Toulouse-Lautrec, Henri de
Nobiltà e miseria sotto le luci di Montmartre
Il pittore francese Henri de Toulouse-Lautrec è stato il testimone della vivace vita notturna parigina della fine dell’Ottocento. Del quartiere di Montmartre egli registra lo scintillio abbagliante delle sale da ballo, dei circhi, dei caffè-concerto, descrivendo però anche la miseria e la sofferenza dei personaggi che lo abitano. Il suo stile sintetico ed espressivo ha influenzato l’illustrazione, e addirittura il successivo linguaggio della pubblicità
Henri de Toulouse-Lautrec nasce nel 1864 ad Albi, nella regione francese dei Medi Pirenei, da una famiglia nobile i cui interessi principali sono la caccia, i cavalli e la pittura. La grande passione di Henri è l’arte: ha soltanto tre anni quando, pur non sapendo ancora scrivere, ‘firma’ anche lui il registro del battesimo di un cuginetto tracciando il disegno di un bue. La famiglia gli permette un’ottima educazione e un’adeguata formazione artistica. Ma c’è il rovescio della medaglia: a causa della lunga consuetudine dei matrimoni fra consanguinei, Lautrec eredita una fragilità delle ossa per la quale, in seguito a due fratture a una gamba, non crescerà in altezza.
Il talento per il disegno lo aiuta a superare l’amarezza e l’imbarazzo per il suo corpo, anzi è proprio la necessità di convivere con questa deformità fisica che lo porta a raggiungere livelli altissimi nell’arte: soffrendo in prima persona emarginazione e umiliazione, saprà riconoscere tali condizioni nei soggetti che ritrae a Parigi, anche quando luci della ribalta e lustrini sembrano negarle.

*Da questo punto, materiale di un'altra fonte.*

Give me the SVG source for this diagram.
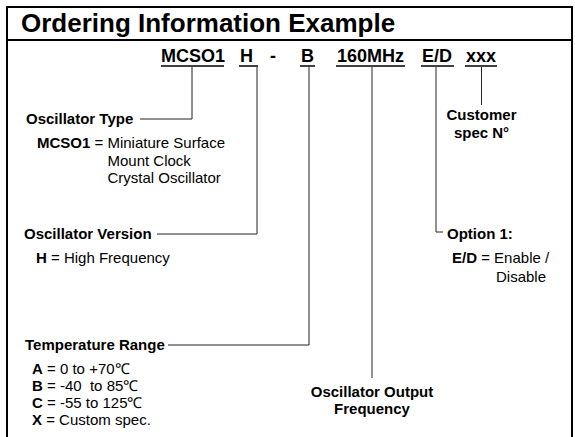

Henri arriva nella capitale francese negli anni del massimo fulgore di una vera e propria ‘industria del divertimento’. La sua particolare personalità, complice il nanismo da cui è affetto, lo spinge a evitare gli eleganti salotti borghesi, e l’artista preferisce mescolarsi tra la folla che popola il quartiere di Montmartre, dove è più facile nascondere le miserie personali e nessuno fa caso al suo corpo buffo.
È a Montmartre che Lautrec sceglie i suoi soggetti: la proletaria seduta al bar con una bottiglia di vino; la ballerina acrobatica Cha-U-Kao, nome d’arte coniato su quello dell’indiavolato ballo allora in voga, lo chaut-caos («baccano-caos»); il signorino dandy in cerca di avventure; la cantante Yvette Guilbert con i suoi lunghi guanti neri.
Cresciuto artisticamente nell’ambito del movimento impressionista e postimpressionista, Lautrec tuttavia più che all’impressionismo propriamente detto – quello dei paesaggi di Monet – appartiene, come Degas, a un realismo che non si esaurisce nella registrazione del dato naturale, ma ne dà una personalissima interpretazione. Più o meno contemporaneamente agli artisti del simbolismo, Henri cerca di vedere oltre le apparenze.
La sua pittura sdegna i grandi spazi all’aperto, prati o marine; lo spazio di Lautrec è uno spazio al chiuso: teatri, cabaret, circhi, di cui restituisce un’immagine spietata ma mai accusatrice, bensì partecipe. Del resto le sue caricature corrispondono spesso ad autoritratti, feroci e ironici, che lo descrivono tozzo e goffo, intento a dipingere sullo sgabello.
Lautrec è stato anche un grande illustratore, che ha legato il suo nome alla produzione di manifesti pubblicitari per locali notturni (tra i quali i celebri Moulin Rouge e Divan Japonais) e per artisti dello spettacolo, come il cantante Aristide Bruant o la ballerina Jane Avril. Eccellente incisore, ha lasciato straordinarie serie di litografie, a volte apprezzate più della sua produzione pittorica. Assai spesso queste composizioni sembrano inquadrature fotografiche: ancora una volta, dunque, si sente l’influsso di Degas, unito all’ammirazione per le stampe giapponesi, che tanto piacevano a Lautrec.
Henri muore nel 1901, a soli trentasette anni, lasciando in eredità alle generazioni di artisti delle avanguardie del primo Novecento una lezione pittorica audace: prospettive volutamente imprecise, linee spezzate e disarmoniche, un uso del nero che per i contemporanei sembrava addirittura ‘sporcare’ il quadro. Un’arte innovativa e personale che ebbe grande risonanza nella cultura figurativa del Novecento.